The United States has informed Russia it will not rejoin the Open Skies Treaty, which allowed unarmed surveillance flights over military sites of member countries.
U.S. Deputy Secretary of State Wendy Sherman told her Russian counterpart of the official decision on May 27.
"The United States regrets that the Treaty on Open Skies has been undermined by Russia's violations," a State Department spokesperson said.
The Russian Foreign Ministry confirmed it had been informed of the U.S. decision.
The Trump administration withdrew from the arms-control and verification agreement in November, saying Moscow violated it.

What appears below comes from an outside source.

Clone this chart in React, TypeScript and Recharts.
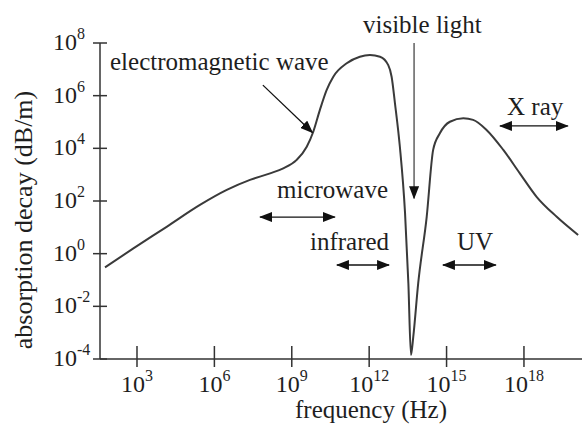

The Biden administration had been reviewing possibly rejoining the treaty, but the notification to Russia on May 27 suggests the agreement is now officially over.

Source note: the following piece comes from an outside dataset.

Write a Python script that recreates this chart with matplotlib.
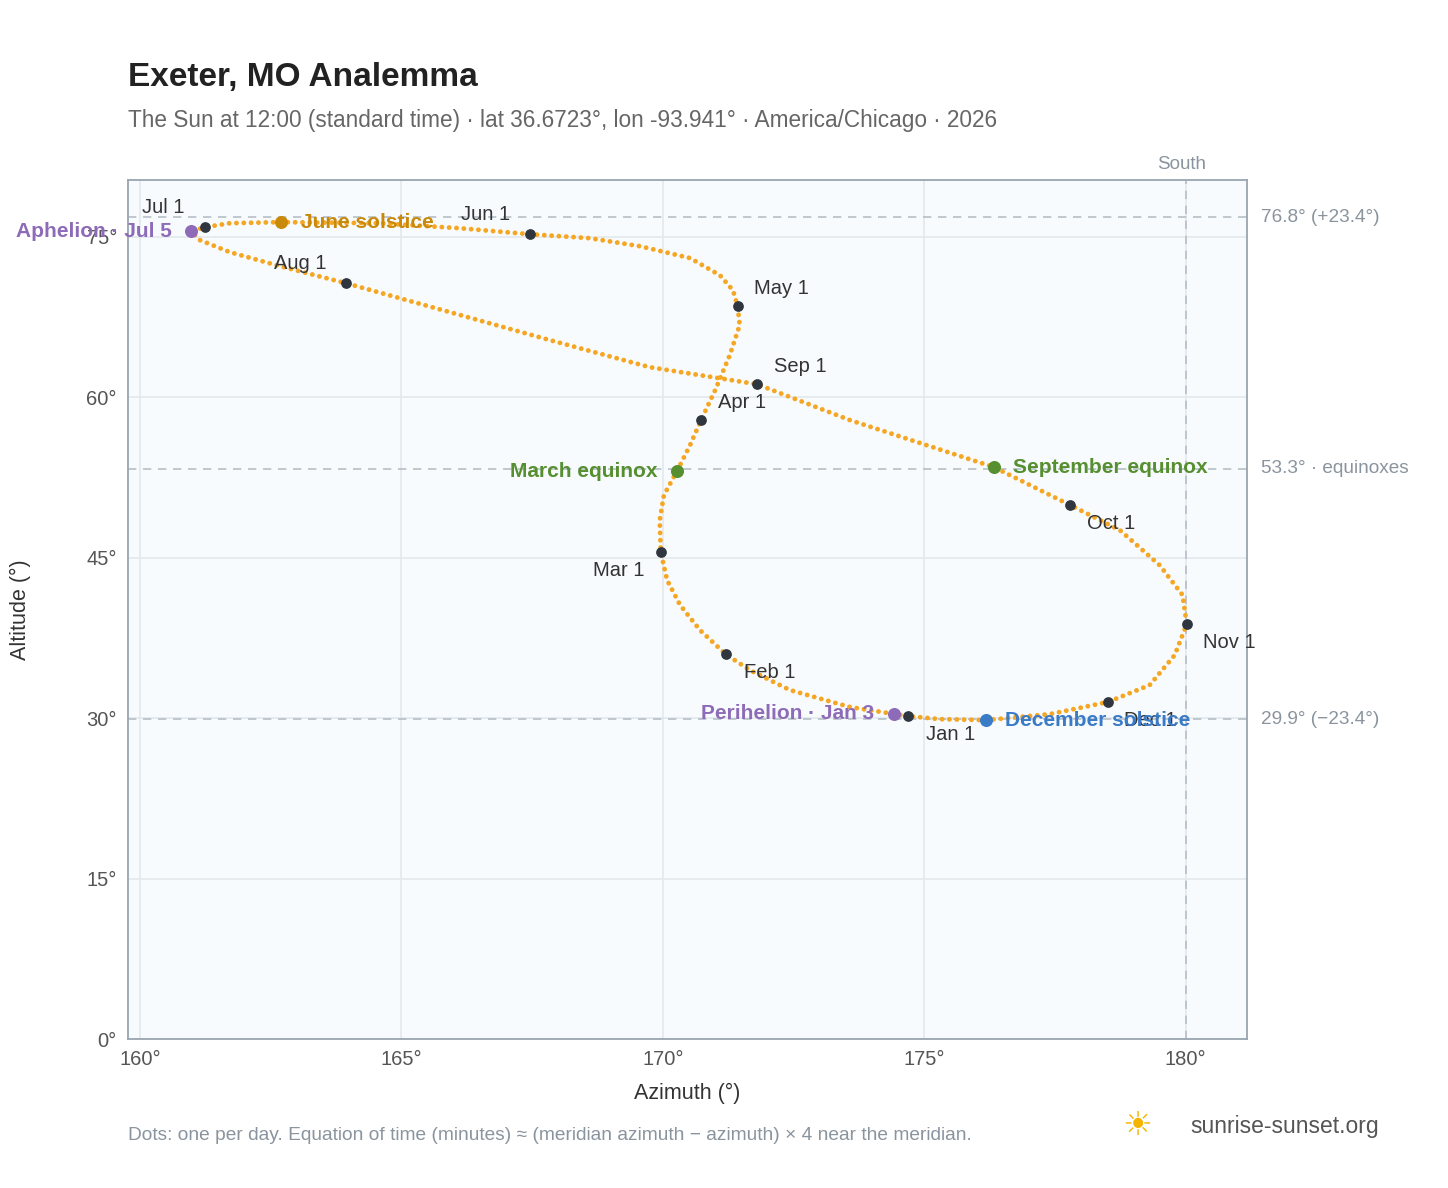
import matplotlib
matplotlib.use("Agg")
import matplotlib.pyplot as plt
plt.rcParams['font.family'] = ['Liberation Sans','DejaVu Sans']

# daily-track samples (azimuth, altitude), Jan 1 -> Dec 31
track_az = [174.68,173.58,172.43,171.66,171.2,170.71,170.33,170.08,169.96,169.94,170.02,170.27,170.52,170.73,171.0,171.28,171.47,171.43,171.34,171.09,170.52,169.56,168.6,167.46,166.12,164.59,162.7,161.72,161.24,160.98,161.15,161.72,162.68,163.94,165.93,167.84,169.75,171.8,173.58,176.33,177.79,178.74,179.5,179.94,180.02,179.79,179.31,178.51,177.4,176.18,175.3,174.68]
track_alt = [30.19,31.03,32.62,34.49,35.98,38.22,40.56,42.9,45.51,48.5,50.84,53.08,55.51,57.85,60.65,63.93,66.73,68.5,70.0,71.4,73.0,74.11,74.86,75.23,75.79,76.26,76.36,76.26,75.89,75.51,74.67,73.55,72.24,70.65,67.94,65.33,62.8,61.21,57.85,53.46,49.91,47.57,44.3,41.5,38.79,35.89,33.08,31.5,30.37,29.81,29.9,30.19]

months = ["Jan 1","Feb 1","Mar 1","Apr 1","May 1","Jun 1","Jul 1","Aug 1","Sep 1","Oct 1","Nov 1","Dec 1"]
month_az = [174.68,171.2,169.96,170.73,171.43,167.46,161.24,163.94,171.8,177.79,180.02,178.51]
month_alt = [30.19,35.98,45.51,57.85,68.5,75.23,75.89,70.65,61.21,49.91,38.79,31.5]
month_off = [(13,-13),(13,-13),(-12,-13),(12,13),(12,13),(-32,14),(-30,14),(-33,14),(12,13),(12,-13),(12,-13),(12,-13)]
month_ha = ["left","left","right","left","left","center","center","center","left","left","left","left"]

events = ["March equinox","June solstice","September equinox","December solstice","Perihelion · Jan 3","Aphelion · Jul 5"]
event_az = [170.27,162.7,176.33,176.18,174.42,160.98]
event_alt = [53.08,76.36,53.46,29.81,30.4,75.51]
event_col = ["#568f2f","#c98a0b","#568f2f","#3a7bc8","#8e6bb8","#8e6bb8"]
event_ha = ["right","left","left","left","right","right"]

ref_alt = [76.8,53.3,29.9]
ref_lab = ["76.8° (+23.4°)","53.3° · equinoxes","29.9° (−23.4°)"]

fig = plt.figure(figsize=(14.48,11.88),dpi=100)
ax = fig.add_axes([0.0884,0.1254,0.7727,0.7231])
ax.set_facecolor("#f8fbfd")
ax.set_xlim(159.77,181.17); ax.set_ylim(0,80.3)
ax.set_xticks([160,165,170,175,180]); ax.set_xticklabels([f"{v}°" for v in [160,165,170,175,180]])
ax.set_yticks([0,15,30,45,60,75]); ax.set_yticklabels([f"{v}°" for v in [0,15,30,45,60,75]])
ax.grid(color="#e3e8ee",lw=1.2); ax.set_axisbelow(True)
for s in ax.spines.values(): s.set_color("#9aa5b1"); s.set_linewidth(1.3)
ax.tick_params(colors="#555", labelsize=14.5, length=0, pad=8)
ax.set_xlabel("Azimuth (°)",fontsize=15.5,color="#333",labelpad=10)
ax.set_ylabel("Altitude (°)",fontsize=15.5,color="#333",labelpad=40)

for a,l in zip(ref_alt,ref_lab):
    ax.axhline(a,color="#b5bec8",ls=(0,(5,4)),lw=1.2,zorder=1)
    ax.annotate(l,(1,a),xycoords=("axes fraction","data"),xytext=(10,0),textcoords="offset points",va="center",fontsize=13.7,color="#8a949e",annotation_clip=False)
ax.axvline(180,color="#b5bec8",ls=(0,(5,4)),lw=1.2,zorder=1)
ax.annotate("South",(180,1),xycoords=("data","axes fraction"),xytext=(-3,8),textcoords="offset points",ha="center",fontsize=13.5,color="#8a949e",annotation_clip=False)

ax.plot(track_az,track_alt,color="#f5a623",lw=3.5,ls=(0,(0.01,1.5)),dash_capstyle="round",zorder=3)
ax.scatter(month_az,month_alt,s=45,color="#2f3640",zorder=5)
for m,x,y,o,h in zip(months,month_az,month_alt,month_off,month_ha):
    ax.annotate(m,(x,y),xytext=o,textcoords="offset points",fontsize=14.5,color="#333",ha=h,va="center",zorder=6)
for e,x,y,c,h in zip(events,event_az,event_alt,event_col,event_ha):
    ax.scatter([x],[y],s=70,color=c,zorder=6)
    ax.annotate(e,(x,y),xytext=(14 if h=="left" else -14,0),textcoords="offset points",ha=h,va="center",fontsize=15,color=c,fontweight="bold",zorder=7,annotation_clip=False)

fig.text(0.0884,0.928,"Exeter, MO Analemma",fontsize=24,fontweight="bold",color="#222")
fig.text(0.0884,0.893,"The Sun at 12:00 (standard time) · lat 36.6723°, lon -93.941° · America/Chicago · 2026",fontsize=16.3,color="#666")
fig.text(0.0884,0.040,"Dots: one per day. Equation of time (minutes) ≈ (meridian azimuth − azimuth) × 4 near the meridian.",fontsize=13.8,color="#8a949e")
fig.text(0.822,0.046,"sunrise-sunset.org",fontsize=16.5,color="#555")
fig.text(0.775,0.044,"☀",fontsize=24,color="#f5b400",family="DejaVu Sans")
fig.savefig("out.png",dpi=100)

"In concluding its review of the treaty, the United States therefore does not intend to seek to rejoin it, given Russia's failure to take any actions to return to compliance. Further, Russia’s behavior, including its recent actions with respect to Ukraine, is not that of a partner committed to confidence-building," the State Department said.
In response to the Trump administration's announcement last year, Russia said it plans to leave the agreement and earlier in May lawmakers voted to abandon the treaty.
The upper house of Russia’s parliament is expected to approve the withdrawal bill in June and once Russian President Vladimir Putin signs the measure, it would take six months for the Russian exit to take effect.
U.S. allies in Europe supported maintaining the treaty, which allows nations to collect information on one another’s military forces in order to increase transparency and build mutual confidence about intentions.
In order to stay in the agreement, Russia had unsuccessfully sought assurances that NATO members would not hand over data collected during observation flights over Russia to the United States.